The palm is an elegant plant, and is popular for growing indoors, requiring little light. Out of doors, it prefers a tropical region but will also grow in a cooler climate, and can tolerate temperatures down to -5 °C, but only for a few hours; normal temperatures should not go below 10 °C. It grows readily outside in areas such as southern Australia and northern New Zealand, where it is fairly common in private gardens or as a street tree.

In the Northern Hemisphere, it can be grown as far north as southwest England, and grows well in the south of Spain and the southern United States, and will bear flowers and fruit. The coasts of the southeastern Azores and Madeira offer climates similar to its original habitat. It is slow growing, but will eventually reach heights of 6 to 18 metres. Under natural conditions, it grows as a solitary tree. Germination of the seeds is erratic.

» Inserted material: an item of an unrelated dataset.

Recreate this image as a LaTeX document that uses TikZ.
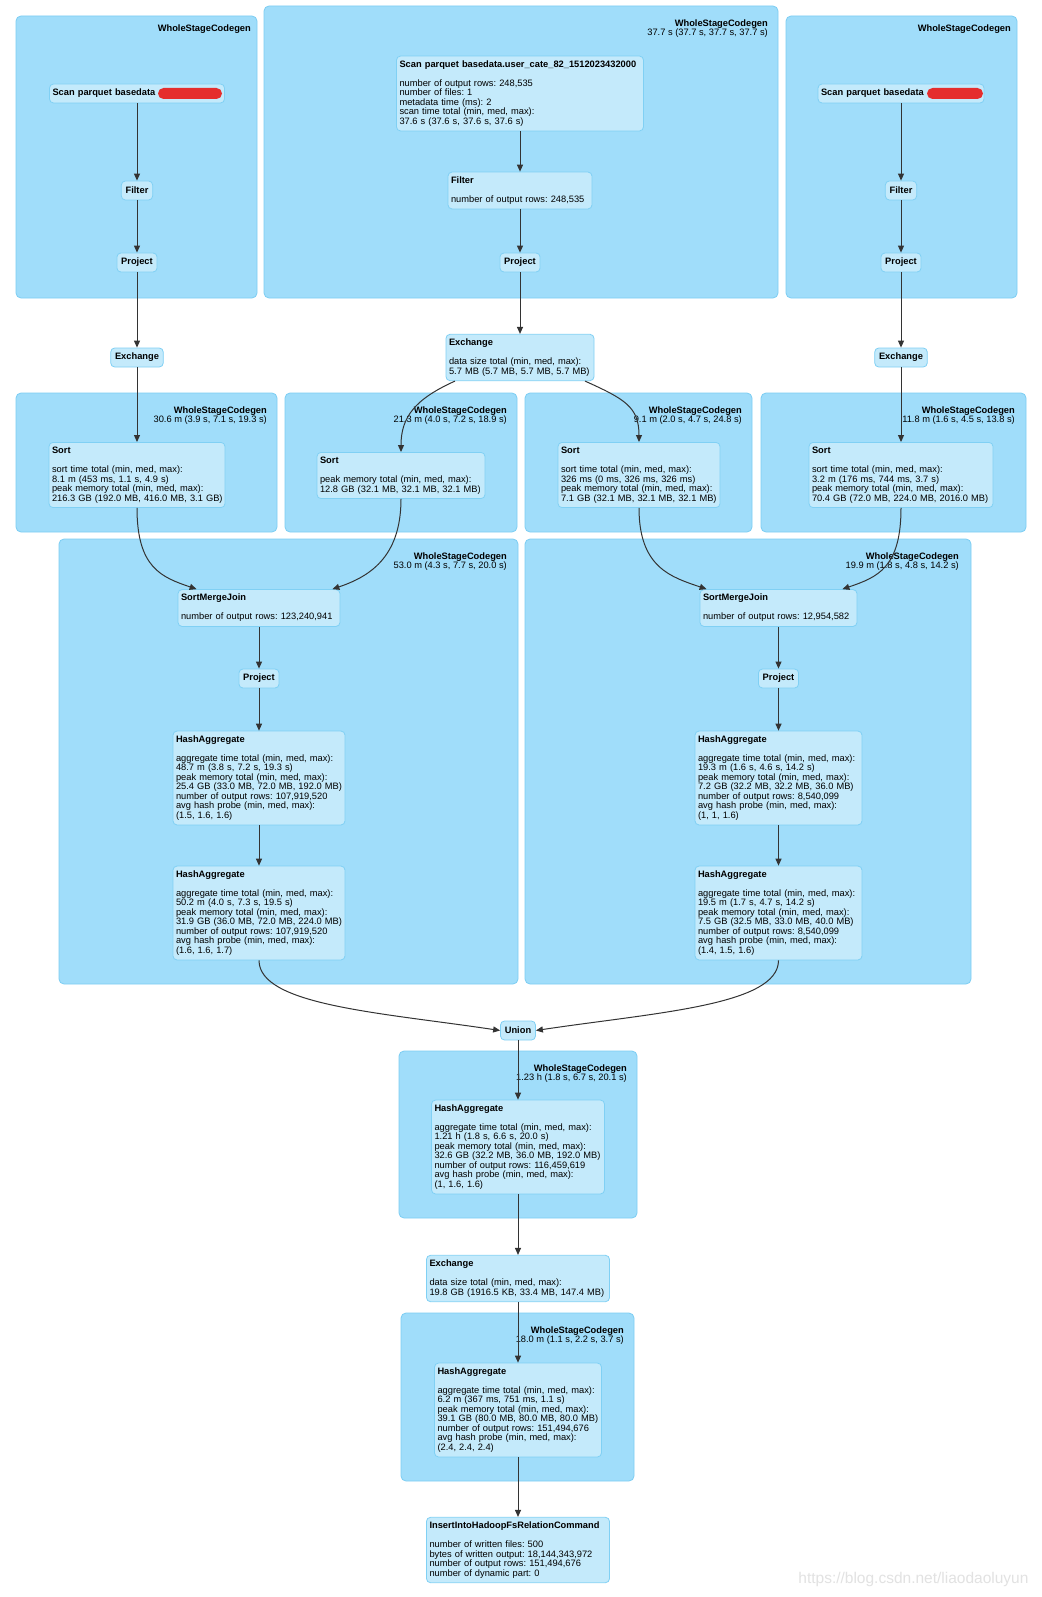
\documentclass[tikz,border=0pt]{standalone}
\usepackage{fontspec}
\setmainfont{Liberation Sans}
\usetikzlibrary{arrows.meta}
\definecolor{stagefill}{HTML}{A0DDFA}
\definecolor{stageline}{HTML}{7CCDF3}
\definecolor{opfill}{HTML}{C4EAFB}
\definecolor{opline}{HTML}{80D0F4}
\definecolor{edgecol}{HTML}{333333}
\definecolor{blotred}{HTML}{E52D2D}
\definecolor{wmgray}{HTML}{E2E2E2}
\frenchspacing
\begin{document}
\begin{tikzpicture}[x=1pt,y=-1pt,
  stage/.style={draw=stageline,fill=stagefill,rounded corners=5pt,line width=0.8pt},
  stagelabel/.style={anchor=north east,inner sep=0pt,align=right,font=\fontsize{9.3}{9.5}\selectfont},
  op/.style={draw=opline,fill=opfill,rounded corners=4pt,line width=0.8pt,inner xsep=3pt,inner ysep=4.6pt,
    minimum height=19pt,align=left,font=\fontsize{9.3}{9.5}\selectfont},
  smallop/.style={op,inner xsep=4.3pt,font=\fontsize{9.3}{9.5}\selectfont\bfseries},
  flow/.style={draw=edgecol,line width=1pt,-{Triangle[length=7pt,width=6pt]}},
  blot/.style={fill=blotred,rounded corners=5.5pt}]
 % canvas
  \fill[white] (0,0) rectangle (1041,1597);
  \useasboundingbox (0,0) rectangle (1041,1597);

 % stages
  \foreach \xa/\xb/\lx [count=\i] in {16/257/251, 786/1017/1011} {
    \draw[stage] (\xa,16) rectangle (\xb,298);
    \node[stagelabel] (topstage\i) at (\lx,24.4) {\textbf{WholeStageCodegen}};
  }
  \foreach \xa/\ya/\xb/\yb/\lx/\tm [count=\i] in {
      264/6/778/298/768/{37.7 s (37.7 s, 37.7 s, 37.7 s)},
      16/393/277/532/267/{30.6 m (3.9 s, 7.1 s, 19.3 s)},
      285/393/517/532/507/{21.3 m (4.0 s, 7.2 s, 18.9 s)},
      525/393/752/532/742/{9.1 m (2.0 s, 4.7 s, 24.8 s)},
      761/393/1026/532/1015/{11.8 m (1.6 s, 4.5 s, 13.8 s)},
      59/539/518/984/507/{53.0 m (4.3 s, 7.7 s, 20.0 s)},
      525/539/971/984/959/{19.9 m (1.8 s, 4.8 s, 14.2 s)},
      399/1051/637/1218/627/{1.23 h (1.8 s, 6.7 s, 20.1 s)},
      401/1313/634/1481/624/{18.0 m (1.1 s, 2.2 s, 3.7 s)}} {
    \draw[stage] (\xa,\ya) rectangle (\xb,\yb);
    \node[stagelabel] (stage\i) at (\lx,\ya+13.4) {\textbf{WholeStageCodegen}\\\tm};
  }

 % scans
  \node[op,text width=169pt] (scanL) at (137,93.5) {\textbf{Scan parquet basedata}};
  \node[op,text width=160pt] (scanR) at (901,93.5) {\textbf{Scan parquet basedata}};
  \node[op,text width=241pt] (scanM) at (520,93.5) {\textbf{Scan parquet basedata.user\_cate\_82\_1512023432000}\\[9.5pt]
    number of output rows: 248,535\\ number of files: 1\\ metadata time (ms): 2\\
    scan time total (min, med, max):\\ 37.6 s (37.6 s, 37.6 s, 37.6 s)};
  \fill[blot] (158,88) rectangle (222,99);
  \fill[blot] (927,88) rectangle (983,99);

  \foreach \x/\s in {137/L, 901/R} {
    \node[smallop] (filter\s) at (\x,190.5) {Filter};
    \node[smallop] (project\s) at (\x,262.5) {Project};
    \node[smallop] (exch\s) at (\x,357.5) {Exchange};
  }
  \node[op,text width=138pt] (filterM) at (520,190.5) {\textbf{Filter}\\[9.5pt] number of output rows: 248,535};
  \node[smallop] (projectM) at (520,262.5) {Project};
  \node[op,text width=142pt] (exchM) at (520,357.5) {\textbf{Exchange}\\[9.5pt]
    data size total (min, med, max):\\ 5.7 MB (5.7 MB, 5.7 MB, 5.7 MB)};

 % sorts
  \node[op,text width=170pt] (sort1) at (137,475) {\textbf{Sort}\\[9.5pt]
    sort time total (min, med, max):\\ 8.1 m (453 ms, 1.1 s, 4.9 s)\\
    peak memory total (min, med, max):\\ \mbox{216.3 GB (192.0 MB, 416.0 MB, 3.1 GB)}};
  \node[op,text width=162pt] (sort2) at (401,475.5) {\textbf{Sort}\\[9.5pt]
    peak memory total (min, med, max):\\ 12.8 GB (32.1 MB, 32.1 MB, 32.1 MB)};
  \node[op,text width=156pt] (sort3) at (639,475) {\textbf{Sort}\\[9.5pt]
    sort time total (min, med, max):\\ 326 ms (0 ms, 326 ms, 326 ms)\\
    peak memory total (min, med, max):\\ 7.1 GB (32.1 MB, 32.1 MB, 32.1 MB)};
  \node[op,text width=178pt] (sort4) at (901,475) {\textbf{Sort}\\[9.5pt]
    sort time total (min, med, max):\\ 3.2 m (176 ms, 744 ms, 3.7 s)\\
    peak memory total (min, med, max):\\ 70.4 GB (72.0 MB, 224.0 MB, 2016.0 MB)};

 % joins
  \node[op,text width=156pt] (smj1) at (259,608) {\textbf{SortMergeJoin}\\[9.5pt] number of output rows: 123,240,941};
  \node[op,text width=151pt] (smj2) at (778.5,608) {\textbf{SortMergeJoin}\\[9.5pt] number of output rows: 12,954,582};
  \node[smallop] (proj1) at (259,678.5) {Project};
  \node[smallop] (proj2) at (778.5,678.5) {Project};

 % aggregates
  \node[op,text width=166pt] (ha1) at (259,778) {\textbf{HashAggregate}\\[9.5pt]
    aggregate time total (min, med, max):\\ 48.7 m (3.8 s, 7.2 s, 19.3 s)\\
    peak memory total (min, med, max):\\ 25.4 GB (33.0 MB, 72.0 MB, 192.0 MB)\\
    number of output rows: 107,919,520\\ avg hash probe (min, med, max):\\ (1.5, 1.6, 1.6)};
  \node[op,text width=166pt] (ha2) at (259,913) {\textbf{HashAggregate}\\[9.5pt]
    aggregate time total (min, med, max):\\ 50.2 m (4.0 s, 7.3 s, 19.5 s)\\
    peak memory total (min, med, max):\\ 31.9 GB (36.0 MB, 72.0 MB, 224.0 MB)\\
    number of output rows: 107,919,520\\ avg hash probe (min, med, max):\\ (1.6, 1.6, 1.7)};
  \node[op,text width=161pt] (ha3) at (778.5,778) {\textbf{HashAggregate}\\[9.5pt]
    aggregate time total (min, med, max):\\ 19.3 m (1.6 s, 4.6 s, 14.2 s)\\
    peak memory total (min, med, max):\\ 7.2 GB (32.2 MB, 32.2 MB, 36.0 MB)\\
    number of output rows: 8,540,099\\ avg hash probe (min, med, max):\\ (1, 1, 1.6)};
  \node[op,text width=161pt] (ha4) at (778.5,913) {\textbf{HashAggregate}\\[9.5pt]
    aggregate time total (min, med, max):\\ 19.5 m (1.7 s, 4.7 s, 14.2 s)\\
    peak memory total (min, med, max):\\ 7.5 GB (32.5 MB, 33.0 MB, 40.0 MB)\\
    number of output rows: 8,540,099\\ avg hash probe (min, med, max):\\ (1.4, 1.5, 1.6)};

  \node[smallop] (union) at (518,1030.5) {Union};
  \node[op,text width=167pt] (ha5) at (518,1147) {\textbf{HashAggregate}\\[9.5pt]
    aggregate time total (min, med, max):\\ 1.21 h (1.8 s, 6.6 s, 20.0 s)\\
    peak memory total (min, med, max):\\ 32.6 GB (32.2 MB, 36.0 MB, 192.0 MB)\\
    number of output rows: 116,459,619\\ avg hash probe (min, med, max):\\ (1, 1.6, 1.6)};
  \node[op,text width=177pt] (exch3) at (518,1278.5) {\textbf{Exchange}\\[9.5pt]
    data size total (min, med, max):\\ 19.8 GB (1916.5 KB, 33.4 MB, 147.4 MB)};
  \node[op,text width=161pt] (ha6) at (518,1410) {\textbf{HashAggregate}\\[9.5pt]
    aggregate time total (min, med, max):\\ 6.2 m (367 ms, 751 ms, 1.1 s)\\
    peak memory total (min, med, max):\\ 39.1 GB (80.0 MB, 80.0 MB, 80.0 MB)\\
    number of output rows: 151,494,676\\ avg hash probe (min, med, max):\\ (2.4, 2.4, 2.4)};
  \node[op,text width=177pt] (insert) at (518,1550) {\textbf{InsertIntoHadoopFsRelationCommand}\\[9.5pt]
    number of written files: 500\\ bytes of written output: 18,144,343,972\\
    number of output rows: 151,494,676\\ number of dynamic part: 0};

 % edges
  \foreach \s in {L,R} {
    \draw[flow] (scan\s) -- (filter\s);
    \draw[flow] (filter\s) -- (project\s);
    \draw[flow] (project\s) -- (exch\s);
  }
  \draw[flow] (scanM) -- (filterM);
  \draw[flow] (filterM) -- (projectM);
  \draw[flow] (projectM) -- (exchM);
  \draw[flow] (exchL) -- (sort1);
  \draw[flow] (exchR) -- (sort4);
  \draw[flow] ([xshift=-65pt]exchM.south) .. controls +(-40,18) and +(0,-35) .. (sort2.north);
  \draw[flow] ([xshift=65pt]exchM.south) .. controls +(40,18) and +(0,-35) .. (sort3.north);

  \draw[flow] (sort1.south) .. controls +(0,60) and +(-35,-12) .. ([xshift=19pt]smj1.north west);
  \draw[flow] (sort2.south) .. controls +(0,60) and +(35,-12) .. ([xshift=-8pt]smj1.north east);
  \draw[flow] (sort3.south) .. controls +(0,60) and +(-35,-12) .. ([xshift=7pt]smj2.north west);
  \draw[flow] (sort4.south) .. controls +(0,60) and +(35,-12) .. ([xshift=-15pt]smj2.north east);

  \draw[flow] (smj1) -- (proj1);
  \draw[flow] (proj1) -- (ha1);
  \draw[flow] (ha1) -- (ha2);
  \draw[flow] (smj2) -- (proj2);
  \draw[flow] (proj2) -- (ha3);
  \draw[flow] (ha3) -- (ha4);

  \draw[flow] (ha2.south) .. controls +(0,45) and +(-120,-18) .. (union.west);
  \draw[flow] (ha4.south) .. controls +(0,45) and +(120,-18) .. (union.east);
  \draw[flow] (union) -- (ha5);
  \draw[flow] (ha5) -- (exch3);
  \draw[flow] (exch3) -- (ha6);
  \draw[flow] (ha6) -- (insert);

  %\node at (520,1590) {watermark};
  \node[anchor=east,text=wmgray,font=\fontsize{15.5}{16}\selectfont] (wm) at (1032,1579) {https://blog.csdn.net/liaodaoluyun};
\end{tikzpicture}
\end{document}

The closely related Belmore sentry palm (Howea belmoreana), also endemic on Lord Howe Island, is a smaller species to 7 metres tall, found mainly as an understorey plant in moist forests.

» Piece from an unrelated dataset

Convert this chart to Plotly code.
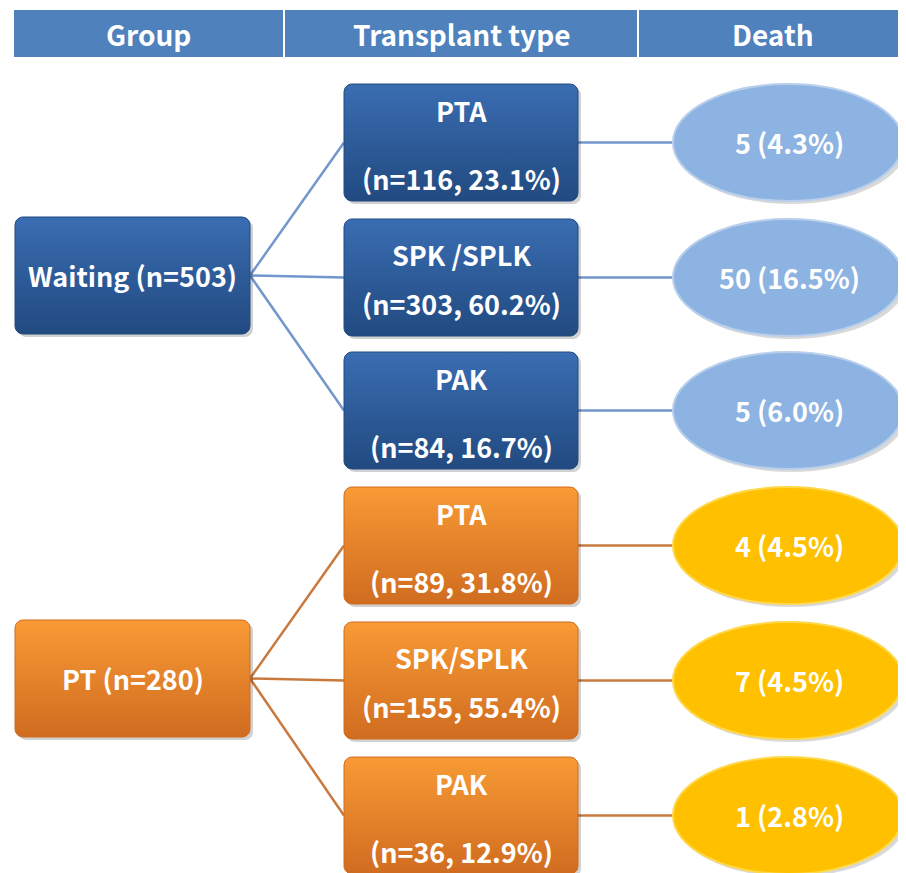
import numpy as np
import plotly.graph_objects as go

# data
headers = ["Group", "Transplant type", "Death"]
groups = ["Waiting", "PT"]
group_n = [503, 280]
types = [["PTA", "SPK /SPLK", "PAK"], ["PTA", "SPK/SPLK", "PAK"]]
type_n = [[116, 303, 84], [89, 155, 36]]
type_pct = [[23.1, 60.2, 16.7], [31.8, 55.4, 12.9]]
deaths = [[5, 50, 5], [4, 7, 1]]
death_pct = [[4.3, 16.5, 6.0], [4.5, 4.5, 2.8]]

FONT = "Noto Sans CJK KR"
W, H = 906, 873
OFF = 8  # page margin of the html body

box_cols = [("#3a6db2", "#214a80"), ("#f89a35", "#d06c20")]
ell_cols = ["#8db3e2", "#ffc000"]
ell_rims = ["#b8cfec", "#ffd84a"]
line_cols = ["#7396cc", "#c87a3e"]

fig = go.Figure()


def rrect(x0, y0, x1, y1, r=8):
    xs, ys = [], []
    for cx, cy, a0 in [(x1 - r, y0 + r, -90), (x1 - r, y1 - r, 0), (x0 + r, y1 - r, 90), (x0 + r, y0 + r, 180)]:
        t = np.radians(np.linspace(a0, a0 + 90, 8))
        xs += list(cx + r * np.cos(t))
        ys += list(cy + r * np.sin(t))
    return xs + [xs[0]], ys + [ys[0]]


def box(x0, y0, x1, y1, c_top, c_bot):
    xs, ys = rrect(x0 + 3, y0 + 3, x1 + 3, y1 + 3)
    fig.add_trace(go.Scatter(x=xs, y=ys, fill="toself", fillcolor="rgba(0,0,0,0.18)",
                             mode="lines", line=dict(width=0), hoverinfo="skip"))
    xs, ys = rrect(x0, y0, x1, y1)
    fig.add_trace(go.Scatter(x=xs, y=ys, fill="toself",
                             fillgradient=dict(type="vertical", colorscale=[[0, c_bot], [1, c_top]]),
                             mode="lines", line=dict(width=1, color=c_bot), hoverinfo="skip"))


def text(x, y, s, size=27):
    fig.add_annotation(x=x, y=y, text="<b>" + s + "</b>", showarrow=False,
                       font=dict(family=FONT, size=size, color="white"))


# header row
hx = [(14, 283), (285, 637), (639, 906)]
for (a, b), h in zip(hx, headers):
    fig.add_shape(type="rect", x0=a, x1=b, y0=10, y1=57, fillcolor="#4f81bd", line=dict(width=0))
    text((a + b) / 2, 34, h, 28)

gx0, gx1 = 15, 250
tx0, tx1 = 344, 578
ex0, ex1 = 673, 905
group_top = [217, 620]
type_top = [[84, 219, 352], [487, 622, 757]]
bh = 117

for g in range(2):
    gy = group_top[g] + bh / 2
    for k in range(3):
        ty = type_top[g][k] + bh / 2
        fig.add_trace(go.Scatter(x=[gx1, tx0], y=[gy, ty], mode="lines",
                                 line=dict(color=line_cols[g], width=2.5), hoverinfo="skip"))
        fig.add_trace(go.Scatter(x=[tx1, ex0 + 5], y=[ty, ty], mode="lines",
                                 line=dict(color=line_cols[g], width=2.5), hoverinfo="skip"))
    box(gx0, group_top[g], gx1, group_top[g] + bh, *box_cols[g])
    text((gx0 + gx1) / 2, gy, f"{groups[g]} (n={group_n[g]})")
    for k in range(3):
        t0 = type_top[g][k]
        box(tx0, t0, tx1, t0 + bh, *box_cols[g])
        spk = "SPK" in types[g][k]
        text((tx0 + tx1) / 2, t0 + (35 if spk else 26), types[g][k])
        text((tx0 + tx1) / 2, t0 + bh - (33 if spk else 23), f"(n={type_n[g][k]}, {type_pct[g][k]}%)")
        # death ellipse
        fig.add_shape(type="circle", x0=ex0 + 2, x1=ex1 + 2, y0=t0 + 3, y1=t0 + bh + 3,
                      fillcolor="rgba(0,0,0,0.15)", line=dict(width=0))
        fig.add_shape(type="circle", x0=ex0, x1=ex1 - 2, y0=t0, y1=t0 + bh,
                      fillcolor=ell_cols[g], line=dict(color=ell_rims[g], width=2))
        text((ex0 + ex1) / 2, t0 + bh / 2, f"{deaths[g][k]} ({death_pct[g][k]}%)")

fig.update_xaxes(range=[OFF, W], visible=False, fixedrange=True)
fig.update_yaxes(range=[H, OFF], visible=False, fixedrange=True)
fig.update_layout(width=W - OFF, height=H - OFF, margin=dict(l=0, r=0, t=0, b=0),
                  plot_bgcolor="white", paper_bgcolor="white", showlegend=False)
fig.write_html("out.html")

A potted Kentia palm sold in modern-day garden centers generally does not consist of one palm but two to five, planted in clusters as seedlings to give the plant a shrubbier look. They remain relatively expensive to purchase, because the export of seeds from Lord Howe Island is strictly controlled, the germination rate for seeds is low, and the plant is a slow grower, requiring years of nurturing to reach saleable size. In Europe Kentias are primarily nursery-grown in Holland and then sold throughout the continent. They are more popular, less expensive, and easier to purchase in European countries than they are in the United States, where much of the commercial growing is done in Hawaii before plants are brought to the mainland.

===Care===
As potted plants Kentias are fairly tolerant of neglect: they can withstand low-light conditions, low humidity, infrequent watering and cool temperatures. However, it is advisable to give Kentias bright, indirect light to encourage growth and a more robust appearance; Kentias placed in dark corners with little natural light tend to look leggy and grow very slowly. In the northern hemisphere, a northern or northeastern window is best, as greenhouse-grown Kentias cannot tolerate direct sun and will sunburn if placed in such an exposure.

The roots are very sensitive to disturbance, so gardeners should only repot Kentias after they have become extremely root bound in their existing pot, and even then should take special care. They appreciate regular water but should be allowed to dry out between waterings. Overwatering, or allowing the roots to sit in water, can induce root rot and kill the palm. An indoor houseplant fertilizer should be applied regularly in the spring and summer to encourage growth.

If used indoors, the fronds should be misted three times a week with rainwater to raise the humidity levels and keep the fronds looking green and healthy.